Hannah makes no claim, does not boast of being owed anything,
and asserts no capacity of her own.
All Hannah expresses is a stubborn insistence in the goodness of YHWH
– of God who sees, who moves, who acts.
And in response for being able to experience the touch,
the movement, and the work of the Lord,
Hannah further avows to keep nothing for herself
but to offer everything back to the God.
The point of this story is not be like Hannah.
The point of this story is to come to perceive,
to understand what Hannah discovers
– that while we all have very real wants and desires,
the only One we need – the only true life and salvation
we have is our relationship with God.
The story of Hannah is a reminder that God comes to the rescue of those truly in need – helping not those who help themselves but those who cannot help themselves.
While God loves and reaches out to all people,
the Lord’s partiality is towards the poor and the needy
– towards those who acknowledge their poverty and their powerlessness
– their need for Him.
This is the Lord’s partiality because only those who confess their absolute dependence upon Him and their complete reliance of His grace can truly receive and abide in His presence, His power, and His leading of their lives.
Only God can transform barrenness to fruitfulness,
mourning to dancing, death to life.
Only God can create a new historical possibility where none exists.
Only God in Christ is the One who walks out of a barren tomb –
what is for anyone else an insurmountable dead end
– and brings the resurrection of hope and the promise of a new beginning.
Just as the word of God brought light and hope to Hannah’s life,
it remains the answer to the crises we face today.
1 Samuel 2 is the last word we hear of Hannah in the scriptures.

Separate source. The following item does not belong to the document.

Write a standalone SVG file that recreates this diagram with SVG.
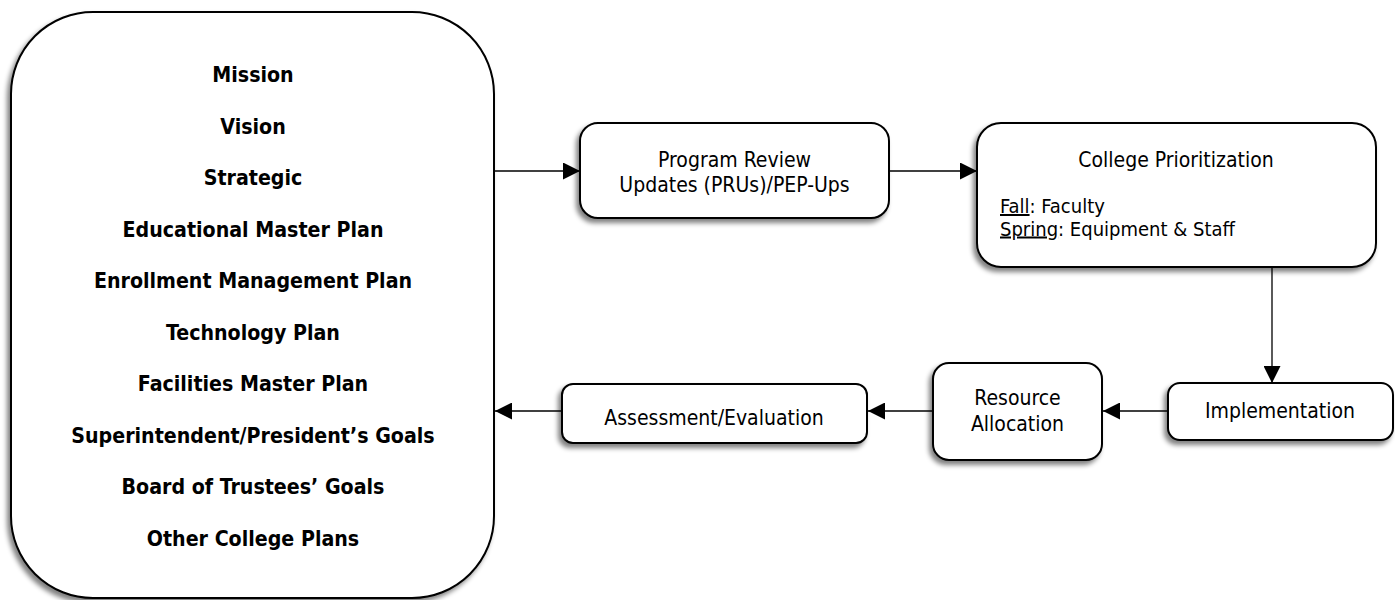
<svg xmlns="http://www.w3.org/2000/svg" width="1395" height="600" viewBox="0 0 1395 600">
<style>
.box{fill:#fff;stroke:#000;stroke-width:2;filter:url(#sh)}
.b{font-family:"DejaVu Sans Condensed","DejaVu Sans",sans-serif;font-stretch:condensed;font-weight:bold;font-size:21.2px;text-anchor:middle;fill:#000}
.t{font-family:"DejaVu Sans Condensed","DejaVu Sans",sans-serif;font-stretch:condensed;font-size:21px;fill:#000}
.s{font-size:20px}
.c{text-anchor:middle}
.conn path{fill:none;stroke:#000;stroke-width:1.3;marker-end:url(#ah)}
</style>
<defs>
<filter id="sh" x="-10%" y="-10%" width="120%" height="130%">
<feGaussianBlur in="SourceAlpha" stdDeviation="2.5"/>
<feOffset dx="-3" dy="4" result="o"/>
<feComponentTransfer><feFuncA type="linear" slope="0.5"/></feComponentTransfer>
<feMerge><feMergeNode/><feMergeNode in="SourceGraphic"/></feMerge>
</filter>
<marker id="ah" markerUnits="userSpaceOnUse" markerWidth="17" markerHeight="17" refX="17" refY="8.5" orient="auto">
<path d="M0,0 L17,8.5 L0,17 z" fill="#000"/>
</marker>
</defs>
<rect width="1395" height="600" fill="#fff"/>
<g id="plans">
<rect class="box" x="11" y="12" width="483" height="586" rx="82"/>
<text class="b" x="253" y="82">Mission</text>
<text class="b" x="253" y="133.5">Vision</text>
<text class="b" x="253" y="185">Strategic</text>
<text class="b" x="253" y="236.5">Educational Master Plan</text>
<text class="b" x="253" y="288">Enrollment Management Plan</text>
<text class="b" x="253" y="339.5">Technology Plan</text>
<text class="b" x="253" y="391">Facilities Master Plan</text>
<text class="b" x="253" y="442.5">Superintendent/President’s Goals</text>
<text class="b" x="253" y="494">Board of Trustees’ Goals</text>
<text class="b" x="253" y="545.5">Other College Plans</text>
</g>
<g id="program-review">
<rect class="box" x="580" y="123" width="309" height="95" rx="18"/>
<text class="t c" x="734.5" y="167">Program Review</text>
<text class="t c" x="734.5" y="192">Updates (PRUs)/PEP-Ups</text>
</g>
<g id="college-prioritization">
<rect class="box" x="977" y="123" width="399" height="144" rx="24"/>
<text class="t c" x="1176" y="167">College Prioritization</text>
<text class="t s" x="1000" y="213"><tspan text-decoration="underline">Fall</tspan>: Faculty</text>
<text class="t s" x="1000" y="235.5"><tspan text-decoration="underline">Spring</tspan>: Equipment &amp; Staff</text>
</g>
<g id="implementation">
<rect class="box" x="1168" y="383" width="225" height="57" rx="12"/>
<text class="t c" x="1280" y="418">Implementation</text>
</g>
<g id="resource-allocation">
<rect class="box" x="933" y="363" width="169" height="97" rx="16"/>
<text class="t c" x="1017.5" y="405">Resource</text>
<text class="t c" x="1017.5" y="431">Allocation</text>
</g>
<g id="assessment">
<rect class="box" x="562" y="384" width="305" height="59" rx="11"/>
<text class="t c" x="714" y="425">Assessment/Evaluation</text>
</g>
<g class="conn" id="connectors">
<path d="M495,171 H580"/>
<path d="M890,171 H977"/>
<path d="M1272,268 V383"/>
<path d="M1167,411 H1103"/>
<path d="M932,411 H868"/>
<path d="M561,411 H495"/>
</g>
</svg>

But the story of her transformation endures as a beacon of hope
for all who feel isolated and alone,
for all find themselves misunderstood and abused,
for all who have nothing but a profound awareness of their helplessness,
and for all who, in response, throw themselves unabashedly
on the mercy and compassion of
the God who is powerful where we are powerless,
the God who is good – the God who sees, who moves,
who acts – for our good – always. Amen.